Data Movement Costs Dominate Logic Operations by Factor of 7 to 1
"So this circuit I've described here, almost all of the cost, like 7/8 of the cost is in the reading and writing the register file. And only a tiny fraction of the cost is in the logic unit itself."
About this episode
On this episode of the Dwarkesh Podcast, host Dwarkesh Patel was joined by Reiner Pope, CEO of AI chip startup Maddx, for a technical deep-dive into how AI accelerators work at the transistor level. Pope, whose company Patel has invested in, walked through the fundamental building blocks of chip design from logic gates up to full production chips, explaining why low-precision arithmetic provides quadratic rather than linear speedups and why data movement costs typically dwarf actual computation costs. A central revelation was that in traditional CPU and GPU architectures, roughly 87% of circuit area and energy goes to moving data between register files and logic units rather than performing calculations, which motivated the introduction of systolic arrays and tensor cores. Pope explained that NVIDIA recently revised their performance specifications to better reflect the quadratic scaling with bit precision, now advertising 3x speedup for FP4 versus FP8 in their B300 generation chips, though he noted this still understates the theoretical 4x advantage. The conversation covered why FPGAs provide deterministic latency for applications like high-frequency trading despite being 10x less efficient than ASICs, how clock cycles work and what determines them, and the fundamental architectural differences between GPUs and TPUs. Pope offered a novel framing that GPUs are essentially arrays of tiny TPUs, with the key trade-off being that GPUs enable higher data movement bandwidth between vector and matrix units through massive parallelism, while TPUs use fewer large units that better amortize register file costs. Toward the end, Pope disclosed that Maddx is developing split-table systolic arrays designed to capture advantages of both GPU and TPU architectures while avoiding their respective bottlenecks.
Key takeaways
- Pope revealed NVIDIA changed B300 specs to show FP4 runs 3x faster than FP8, acknowledging quadratic bit-width scaling though still understating the theoretical 4x advantage.

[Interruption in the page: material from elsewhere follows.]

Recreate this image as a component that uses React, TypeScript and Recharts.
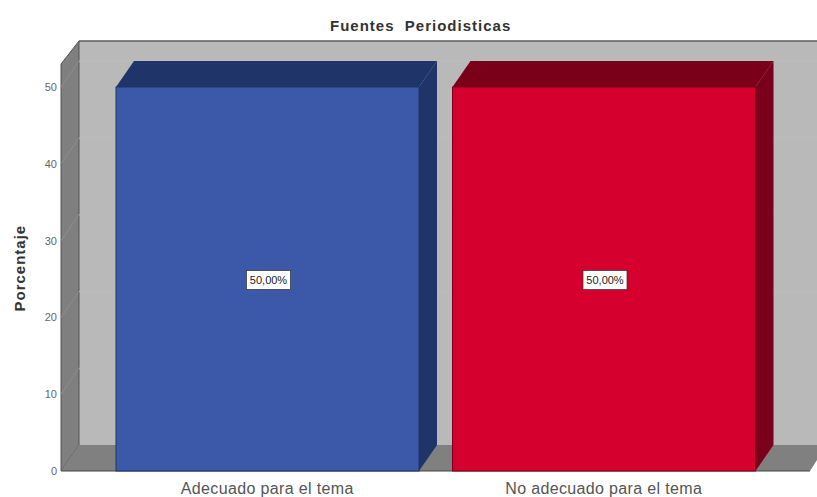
import { Bar, BarChart, LabelList, ReferenceArea, XAxis, YAxis } from "recharts"

const categories = ["Adecuado para el tema", "No adecuado para el tema"]
const percentages = [50, 50]
const percentLabels = ["50,00%", "50,00%"]
const yTicks = [0, 10, 20, 30, 40, 50]
const frontColors = ["#3c58a8", "#d6002e"]
const darkColors = ["#1f3468", "#7a0019"]

const data = categories.map((name, i) => ({ name, value: percentages[i], label: percentLabels[i] }))

// depth of the fake 3D box, in pixels
const DX = 18
const DY = 26
const PAD = 38 // x axis padding, the walls start this far left of the band scale
const CHART_W = 817

// side wall, back wall and floor, sized from the plot area
const Walls = (props: any) => {
  const { y, height } = props
  const x = props.x - PAD
  const right = props.x + props.width + PAD
  const bottom = y + height
  return (
    <g>
      <rect x={x + DX} y={y - DY + 3} width={CHART_W - x - DX} height={height} fill="#b9b9b9" />
      <line x1={x + DX} y1={y - DY + 3} x2={CHART_W} y2={y - DY + 3} stroke="#5c5c5c" strokeWidth={1.5} />
      <polygon
        points={`${x},${y} ${x + DX},${y - DY + 3} ${x + DX},${bottom - DY} ${x},${bottom}`}
        fill="#7f7f7f"
        stroke="#555555"
        strokeWidth={1}
      />
      <polygon
        points={`${x},${bottom} ${x + DX},${bottom - DY} ${CHART_W},${bottom - DY} ${CHART_W},${bottom - 11} ${right},${bottom}`}
        fill="#808080"
      />
      <line x1={x} y1={bottom} x2={right} y2={bottom} stroke="#444444" strokeWidth={1} />
    </g>
  )
}

// faint gridline on the walls, the bottom of a thin band ending at the tick value
const GridTrace = (props: any) => {
  const yPos = props.y + props.height
  const x = props.x - PAD
  return (
    <g fill="none" strokeWidth={1}>
      <line x1={x} y1={yPos} x2={x + DX} y2={yPos - DY} stroke="#8e8e8e" />
      <line x1={x + DX} y1={yPos - DY} x2={CHART_W} y2={yPos - DY} stroke="#bcbcbc" />
    </g>
  )
}

const Bar3D = (props: any) => {
  const { x, y, width, height, index } = props
  const dark = darkColors[index]
  return (
    <g>
      <polygon
        points={`${x},${y} ${x + DX},${y - DY} ${x + width + DX},${y - DY} ${x + width},${y}`}
        fill={dark}
      />
      <polygon
        points={`${x + width},${y} ${x + width + DX},${y - DY} ${x + width + DX},${y + height - DY} ${x + width},${y + height}`}
        fill={dark}
      />
      <rect x={x} y={y} width={width} height={height} fill={frontColors[index]} stroke={dark} strokeWidth={1} />
    </g>
  )
}

const ValueBox = (props: any) => {
  const { x, y, width, height, value } = props
  const cx = x + width / 2 + 1
  const cy = y + height / 2 + 1
  return (
    <g>
      <rect x={cx - 22} y={cy - 9.5} width={44} height={19} fill="#ffffff" stroke="#333333" strokeWidth={0.75} />
      <text x={cx} y={cy + 4} textAnchor="middle" fontSize={11} fill="#222222" fontFamily="Liberation Sans">
        {value}
      </text>
    </g>
  )
}

export default function App() {
  return (
    <div style={{ position: "absolute", left: 0, top: 0, width: CHART_W, height: 497, background: "#fff" }}>
      <div
        style={{
          position: "absolute",
          left: 330,
          top: 17,
          font: "bold 15px 'Liberation Sans'",
          letterSpacing: 1,
          color: "#333",
          whiteSpace: "pre",
        }}
      >
        {"Fuentes  Periodisticas"}
      </div>
      <BarChart
        width={CHART_W}
        height={497}
        data={data}
        barSize={303}
        margin={{ top: 64, right: 7, bottom: 0, left: 21 }}
      >
        <ReferenceArea y1={0} y2={53} shape={<Walls />} />
        {yTicks.slice(1).map((t) => (
          <ReferenceArea key={t} y1={t} y2={t + 1} shape={<GridTrace />} />
        ))}
        <XAxis
          dataKey="name"
          height={26}
          padding={{ left: PAD, right: PAD }}
          axisLine={false}
          tickLine={false}
          tick={{ fontSize: 16, fill: "#555", fontFamily: "Liberation Sans", letterSpacing: 0.35 }}
          tickSize={4}
          tickMargin={8}
          interval={0}
        />
        <YAxis
          width={40}
          domain={[0, 53]}
          ticks={yTicks}
          axisLine={false}
          tickLine={false}
          tick={{ fontSize: 11, fill: "#666", fontFamily: "Liberation Sans" }}
          tickSize={4}
          tickMargin={0}
          label={{
            value: "Porcentaje",
            angle: -90,
            position: "insideLeft",
            offset: 0,
            dx: -1,
            dy: 44,
            style: { fontSize: 15, fontWeight: "bold", fill: "#333", fontFamily: "Liberation Sans", letterSpacing: 1 },
          }}
        />
        <Bar dataKey="value" shape={<Bar3D />} isAnimationActive={false}>
          <LabelList dataKey="label" content={<ValueBox />} />
        </Bar>
      </BarChart>
    </div>
  )
}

- In traditional CPU and GPU cores, 87% of circuit area and energy goes to data movement between registers and logic units, with only 13% doing actual computation.

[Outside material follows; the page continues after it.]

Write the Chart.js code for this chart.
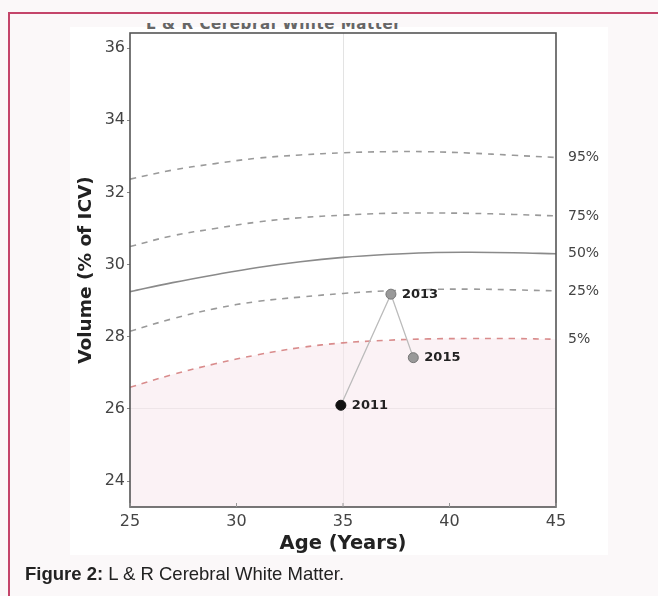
<!DOCTYPE html>
<html><head><meta charset="utf-8">
<script src="https://cdn.jsdelivr.net/npm/chart.js@4.4.1/dist/chart.umd.min.js"></script>
<style>
html,body{margin:0;padding:0;background:#fbf8f9;width:658px;height:596px;overflow:hidden;font-family:"Liberation Sans",Arial,sans-serif;}
#frame{position:absolute;left:8px;top:12px;width:700px;height:700px;border-left:2px solid #c4456a;border-top:2px solid #c4456a;}
#white{position:absolute;left:70px;top:27px;width:538px;height:528px;background:#fff;}
#titleclip{position:absolute;left:70px;top:23px;width:538px;height:6px;overflow:hidden;}
#titleclip div{position:absolute;left:76px;top:-8px;font:bold 15px "DejaVu Sans";color:#666;letter-spacing:0.6px;white-space:nowrap;}
#cap{position:absolute;left:25px;top:563px;font-size:18.5px;color:#222;}
canvas{position:absolute;left:0;top:0;}
</style></head>
<body>
<div id="frame"></div>
<div id="white"></div>
<div id="titleclip"><div>L &amp; R Cerebral White Matter</div></div>
<canvas id="c" width="658" height="596"></canvas>
<div id="cap"><b>Figure 2:</b> L &amp; R Cerebral White Matter.</div>
<script>
const ages = [25, 27, 29, 31, 33, 35, 37, 39, 41, 43, 45];
const p95 = [32.37, 32.62, 32.80, 32.95, 33.04, 33.10, 33.13, 33.13, 33.09, 33.03, 32.97];
const p75 = [30.50, 30.80, 31.00, 31.18, 31.30, 31.37, 31.42, 31.43, 31.42, 31.39, 31.35];
const p50 = [29.25, 29.50, 29.72, 29.92, 30.08, 30.20, 30.28, 30.33, 30.34, 30.33, 30.30];
const p25 = [28.15, 28.50, 28.78, 28.98, 29.10, 29.20, 29.27, 29.31, 29.32, 29.30, 29.27];
const p5  = [26.60, 26.95, 27.25, 27.50, 27.70, 27.83, 27.90, 27.94, 27.95, 27.95, 27.93];
const percentileLabels = ["95%", "75%", "50%", "25%", "5%"];
const visitYears = ["2011", "2013", "2015"];
const visitAges = [34.9, 37.25, 38.3];
const visitValues = [26.1, 29.18, 27.42];
const xTicks = [25, 30, 35, 40, 45];
const yTicks = [24, 26, 28, 30, 32, 34, 36];

const toXY = arr => arr.map((v, i) => ({x: ages[i], y: v}));
const dashed = (data, color) => ({type:'line', data: toXY(data), borderColor: color, borderWidth: 1.6, borderDash: [6, 6], pointRadius: 0, fill: false, tension: 0.4});

const curves = [p95, p75, p50, p25, p5];

const labelPlugin = {
  id: 'labels',
  afterDatasetsDraw(chart) {
    const {ctx, chartArea, scales: {x, y}} = chart;
    ctx.save();
    ctx.strokeStyle = '#555';
    ctx.lineWidth = 1.6;
    ctx.strokeRect(chartArea.left, chartArea.top, chartArea.right - chartArea.left, chartArea.bottom - chartArea.top);
    // small inward ticks on the bottom axis
    ctx.strokeStyle = '#999';
    ctx.lineWidth = 1;
    xTicks.forEach(v => {
      const px = x.getPixelForValue(v);
      ctx.beginPath(); ctx.moveTo(px, chartArea.bottom); ctx.lineTo(px, chartArea.bottom - 4); ctx.stroke();
    });
    ctx.font = '14px "DejaVu Sans"';
    ctx.fillStyle = '#444';
    ctx.textBaseline = 'middle';
    curves.forEach((c, i) => {
      ctx.fillText(percentileLabels[i], chartArea.right + 12, y.getPixelForValue(c[c.length - 1]));
    });
    ctx.font = 'bold 13px "DejaVu Sans"';
    ctx.fillStyle = '#222';
    visitYears.forEach((t, i) => {
      ctx.fillText(t, x.getPixelForValue(visitAges[i]) + 11, y.getPixelForValue(visitValues[i]));
    });
    ctx.restore();
  }
};

new Chart(document.getElementById('c'), {
  type: 'line',
  data: {
    datasets: [
      {type:'line', data: visitAges.map((a, i) => ({x: a, y: visitValues[i]})), borderColor: '#bbb', borderWidth: 1.3,
       pointRadius: 5, pointBackgroundColor: ['#111', '#999', '#999'], pointBorderColor: ['#111', '#777', '#777'], pointBorderWidth: 1, fill: false, tension: 0},
      dashed(p95, '#9a9a9a'),
      dashed(p75, '#9a9a9a'),
      {type:'line', data: toXY(p50), borderColor: '#8a8a8a', borderWidth: 1.6, pointRadius: 0, fill: false, tension: 0.4},
      dashed(p25, '#9a9a9a'),
      Object.assign(dashed(p5, '#d98c8c'), {fill: 'start', backgroundColor: 'rgba(248,232,236,0.55)'})
    ]
  },
  options: {
    responsive: false,
    animation: false,
    plugins: {legend: {display: false}, tooltip: {enabled: false}},
    layout: {padding: {left: 62, right: 102, top: 33, bottom: 39}},
    scales: {
      x: {
        type: 'linear', min: 25, max: 45,
        afterBuildTicks: s => { s.ticks = xTicks.map(v => ({value: v})); },
        afterFit: s => { s.height = 50; },
        grid: {drawTicks: false, color: c => c.tick && c.tick.value === 35 ? 'rgba(200,200,200,0.5)' : 'rgba(0,0,0,0)', drawOnChartArea: true},
        border: {display: false},
        ticks: {padding: 5, color: '#444', font: {family: 'DejaVu Sans', size: 16}},
        title: {display: true, text: 'Age (Years)', color: '#222', font: {family: 'DejaVu Sans', size: 19.5, weight: 'bold'}, padding: {top: 0, bottom: 1}}
      },
      y: {
        type: 'linear', min: 23.28, max: 36.42,
        afterBuildTicks: s => { s.ticks = yTicks.map(v => ({value: v})); },
        afterFit: s => { s.width = 68; },
        grid: {drawTicks: true, tickLength: 3, tickColor: '#888', color: c => c.tick && c.tick.value === 26 ? 'rgba(200,200,200,0.5)' : 'rgba(0,0,0,0)'},
        border: {display: false},
        ticks: {padding: 2, color: '#444', font: {family: 'DejaVu Sans', size: 16}},
        title: {display: true, text: 'Volume (% of ICV)', color: '#222', font: {family: 'DejaVu Sans', size: 18.5, weight: 'bold'}, padding: {top: 13, bottom: 0}}
      }
    }
  },
  plugins: [labelPlugin]
});
</script>
</body></html>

- GPUs are architecturally arrays of tiny TPUs, with GPUs trading off large systolic arrays for higher bandwidth through massive parallelism across streaming multiprocessors.
- Pope explained FPGAs are 10x less efficient than ASICs because lookup tables require 32 gates to implement what takes 3 gates in an ASIC, but cost only $10,000 versus $30 million for first unit.

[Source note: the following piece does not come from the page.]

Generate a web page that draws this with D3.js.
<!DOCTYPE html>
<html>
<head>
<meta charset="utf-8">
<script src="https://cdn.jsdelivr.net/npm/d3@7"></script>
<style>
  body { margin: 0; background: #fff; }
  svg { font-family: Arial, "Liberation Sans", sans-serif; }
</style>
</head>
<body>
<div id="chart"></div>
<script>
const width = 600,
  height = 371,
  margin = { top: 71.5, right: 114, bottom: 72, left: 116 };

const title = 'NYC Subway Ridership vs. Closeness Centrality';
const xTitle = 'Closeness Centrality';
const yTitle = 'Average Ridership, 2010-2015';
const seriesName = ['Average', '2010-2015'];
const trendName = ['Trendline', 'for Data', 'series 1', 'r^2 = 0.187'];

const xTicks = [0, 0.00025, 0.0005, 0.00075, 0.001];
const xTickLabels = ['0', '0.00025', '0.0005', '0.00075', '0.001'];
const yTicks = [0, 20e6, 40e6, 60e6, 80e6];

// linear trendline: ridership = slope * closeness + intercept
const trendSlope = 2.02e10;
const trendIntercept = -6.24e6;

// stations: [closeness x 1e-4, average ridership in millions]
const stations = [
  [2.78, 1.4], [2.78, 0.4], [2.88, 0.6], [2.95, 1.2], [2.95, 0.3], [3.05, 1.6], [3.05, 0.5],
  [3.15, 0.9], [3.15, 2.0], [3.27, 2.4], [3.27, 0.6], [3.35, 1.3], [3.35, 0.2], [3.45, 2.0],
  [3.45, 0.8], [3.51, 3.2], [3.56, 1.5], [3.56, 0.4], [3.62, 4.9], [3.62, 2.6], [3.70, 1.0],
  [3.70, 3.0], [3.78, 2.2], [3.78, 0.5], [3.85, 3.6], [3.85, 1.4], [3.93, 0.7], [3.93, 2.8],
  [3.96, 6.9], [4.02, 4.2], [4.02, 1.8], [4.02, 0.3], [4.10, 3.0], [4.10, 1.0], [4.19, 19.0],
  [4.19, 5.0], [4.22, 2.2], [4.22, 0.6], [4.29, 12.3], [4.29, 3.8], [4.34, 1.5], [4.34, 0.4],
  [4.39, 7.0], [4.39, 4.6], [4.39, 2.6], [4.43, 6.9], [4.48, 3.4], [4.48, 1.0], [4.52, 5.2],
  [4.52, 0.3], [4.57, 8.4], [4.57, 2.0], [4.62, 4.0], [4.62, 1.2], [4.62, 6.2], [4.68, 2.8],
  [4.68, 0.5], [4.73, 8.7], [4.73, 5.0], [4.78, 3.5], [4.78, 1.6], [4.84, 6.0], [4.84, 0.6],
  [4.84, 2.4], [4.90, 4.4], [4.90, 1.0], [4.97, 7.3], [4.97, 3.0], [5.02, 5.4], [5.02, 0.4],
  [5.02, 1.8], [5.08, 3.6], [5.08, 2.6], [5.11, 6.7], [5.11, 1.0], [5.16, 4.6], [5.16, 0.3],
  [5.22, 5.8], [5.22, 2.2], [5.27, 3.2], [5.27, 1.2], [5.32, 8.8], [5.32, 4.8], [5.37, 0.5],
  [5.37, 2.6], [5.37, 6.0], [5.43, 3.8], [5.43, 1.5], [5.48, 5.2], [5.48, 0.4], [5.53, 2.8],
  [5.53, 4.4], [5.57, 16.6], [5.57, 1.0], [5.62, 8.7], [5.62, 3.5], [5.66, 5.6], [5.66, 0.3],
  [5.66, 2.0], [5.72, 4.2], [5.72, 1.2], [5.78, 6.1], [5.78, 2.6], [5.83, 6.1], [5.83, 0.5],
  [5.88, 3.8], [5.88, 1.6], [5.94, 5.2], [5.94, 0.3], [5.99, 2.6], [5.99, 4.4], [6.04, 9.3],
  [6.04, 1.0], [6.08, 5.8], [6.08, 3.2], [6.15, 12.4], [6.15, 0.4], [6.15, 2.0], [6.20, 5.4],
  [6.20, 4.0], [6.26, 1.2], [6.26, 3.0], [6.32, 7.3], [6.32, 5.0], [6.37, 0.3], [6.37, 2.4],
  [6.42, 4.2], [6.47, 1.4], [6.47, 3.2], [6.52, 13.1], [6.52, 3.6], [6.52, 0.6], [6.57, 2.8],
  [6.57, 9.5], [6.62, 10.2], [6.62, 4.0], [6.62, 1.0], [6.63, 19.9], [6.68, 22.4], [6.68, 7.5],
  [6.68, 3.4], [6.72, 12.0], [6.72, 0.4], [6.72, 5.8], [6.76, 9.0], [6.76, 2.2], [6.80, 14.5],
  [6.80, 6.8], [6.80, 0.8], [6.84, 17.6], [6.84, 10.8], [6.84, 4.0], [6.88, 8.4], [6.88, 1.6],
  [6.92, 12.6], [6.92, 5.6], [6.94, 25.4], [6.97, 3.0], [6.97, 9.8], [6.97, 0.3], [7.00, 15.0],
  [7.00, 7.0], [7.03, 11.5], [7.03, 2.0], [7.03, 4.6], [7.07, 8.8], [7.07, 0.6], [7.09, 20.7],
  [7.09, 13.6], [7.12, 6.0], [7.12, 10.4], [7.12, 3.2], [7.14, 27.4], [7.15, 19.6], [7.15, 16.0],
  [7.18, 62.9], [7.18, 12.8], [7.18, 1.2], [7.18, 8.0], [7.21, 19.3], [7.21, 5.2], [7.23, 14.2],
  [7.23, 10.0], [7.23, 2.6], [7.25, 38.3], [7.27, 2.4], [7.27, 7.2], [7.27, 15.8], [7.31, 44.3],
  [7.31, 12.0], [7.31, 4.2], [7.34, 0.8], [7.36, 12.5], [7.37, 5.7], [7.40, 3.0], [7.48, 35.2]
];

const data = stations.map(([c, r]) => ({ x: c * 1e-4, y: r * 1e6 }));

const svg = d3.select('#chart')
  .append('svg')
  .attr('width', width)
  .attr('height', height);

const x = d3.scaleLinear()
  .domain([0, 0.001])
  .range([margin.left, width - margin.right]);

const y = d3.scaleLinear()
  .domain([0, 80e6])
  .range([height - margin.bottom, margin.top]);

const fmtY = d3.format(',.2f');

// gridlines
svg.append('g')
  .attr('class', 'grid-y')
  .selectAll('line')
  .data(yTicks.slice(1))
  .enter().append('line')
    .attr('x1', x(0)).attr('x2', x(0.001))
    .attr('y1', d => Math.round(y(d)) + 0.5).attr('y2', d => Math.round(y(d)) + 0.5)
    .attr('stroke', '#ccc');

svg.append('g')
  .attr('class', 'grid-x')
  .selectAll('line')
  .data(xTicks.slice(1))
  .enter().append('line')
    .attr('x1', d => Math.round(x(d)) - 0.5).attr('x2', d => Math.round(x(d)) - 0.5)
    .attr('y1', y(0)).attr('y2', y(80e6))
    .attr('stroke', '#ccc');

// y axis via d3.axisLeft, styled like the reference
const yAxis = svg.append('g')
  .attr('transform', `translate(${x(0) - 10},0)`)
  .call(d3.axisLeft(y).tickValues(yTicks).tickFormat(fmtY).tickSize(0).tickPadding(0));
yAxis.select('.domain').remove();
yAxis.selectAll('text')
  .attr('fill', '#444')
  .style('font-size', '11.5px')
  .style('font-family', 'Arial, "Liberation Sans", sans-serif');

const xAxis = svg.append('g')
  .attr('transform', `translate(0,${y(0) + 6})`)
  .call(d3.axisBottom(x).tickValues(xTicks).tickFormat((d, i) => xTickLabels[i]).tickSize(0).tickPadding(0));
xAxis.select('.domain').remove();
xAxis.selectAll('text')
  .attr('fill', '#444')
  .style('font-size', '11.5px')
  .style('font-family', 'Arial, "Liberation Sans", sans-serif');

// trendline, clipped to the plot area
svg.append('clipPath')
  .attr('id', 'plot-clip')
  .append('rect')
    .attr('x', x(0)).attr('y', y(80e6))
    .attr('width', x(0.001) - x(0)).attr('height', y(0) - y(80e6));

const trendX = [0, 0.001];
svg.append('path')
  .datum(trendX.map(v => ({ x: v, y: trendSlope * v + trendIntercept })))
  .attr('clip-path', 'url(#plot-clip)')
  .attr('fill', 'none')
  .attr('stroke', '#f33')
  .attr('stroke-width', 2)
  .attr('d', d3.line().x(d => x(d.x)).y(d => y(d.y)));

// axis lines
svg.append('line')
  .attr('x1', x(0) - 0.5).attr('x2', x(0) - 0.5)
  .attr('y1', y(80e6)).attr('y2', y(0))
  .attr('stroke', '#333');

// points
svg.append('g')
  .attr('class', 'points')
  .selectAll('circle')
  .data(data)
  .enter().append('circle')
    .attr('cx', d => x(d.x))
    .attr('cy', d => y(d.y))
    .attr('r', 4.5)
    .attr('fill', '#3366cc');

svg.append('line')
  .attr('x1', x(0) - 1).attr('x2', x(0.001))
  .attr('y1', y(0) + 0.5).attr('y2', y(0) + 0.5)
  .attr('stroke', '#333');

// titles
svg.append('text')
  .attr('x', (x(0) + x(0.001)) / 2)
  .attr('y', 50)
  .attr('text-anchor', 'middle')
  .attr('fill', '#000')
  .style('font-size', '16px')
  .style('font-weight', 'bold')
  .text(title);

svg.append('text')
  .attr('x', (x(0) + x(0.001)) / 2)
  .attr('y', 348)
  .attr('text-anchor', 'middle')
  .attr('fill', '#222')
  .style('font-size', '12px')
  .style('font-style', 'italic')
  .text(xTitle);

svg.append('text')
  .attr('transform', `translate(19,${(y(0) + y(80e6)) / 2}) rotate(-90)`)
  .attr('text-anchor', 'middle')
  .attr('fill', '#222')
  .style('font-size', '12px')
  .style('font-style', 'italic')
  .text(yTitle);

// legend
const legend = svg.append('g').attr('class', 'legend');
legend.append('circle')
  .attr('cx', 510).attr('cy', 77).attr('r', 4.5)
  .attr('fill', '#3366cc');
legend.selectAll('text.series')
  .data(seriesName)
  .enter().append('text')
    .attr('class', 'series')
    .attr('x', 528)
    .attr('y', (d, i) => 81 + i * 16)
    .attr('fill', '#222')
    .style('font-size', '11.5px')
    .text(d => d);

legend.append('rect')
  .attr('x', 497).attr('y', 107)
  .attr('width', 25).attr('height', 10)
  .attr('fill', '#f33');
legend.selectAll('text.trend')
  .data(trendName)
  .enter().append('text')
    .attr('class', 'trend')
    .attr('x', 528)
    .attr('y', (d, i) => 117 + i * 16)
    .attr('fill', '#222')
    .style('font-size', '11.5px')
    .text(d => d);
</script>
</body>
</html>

- Running chips at slower clock speeds reduces total energy proportionally but does not improve energy efficiency since power consumption comes from bit transitions, not idle time.
- Maddx is developing split-table systolic arrays designed to enable large systolic arrays that can function as small arrays, bridging GPU and TPU architectural advantages.
- Systolic arrays solve the data movement problem by storing weight matrices locally and reusing them across many input vectors, achieving linear rather than quadratic communication costs.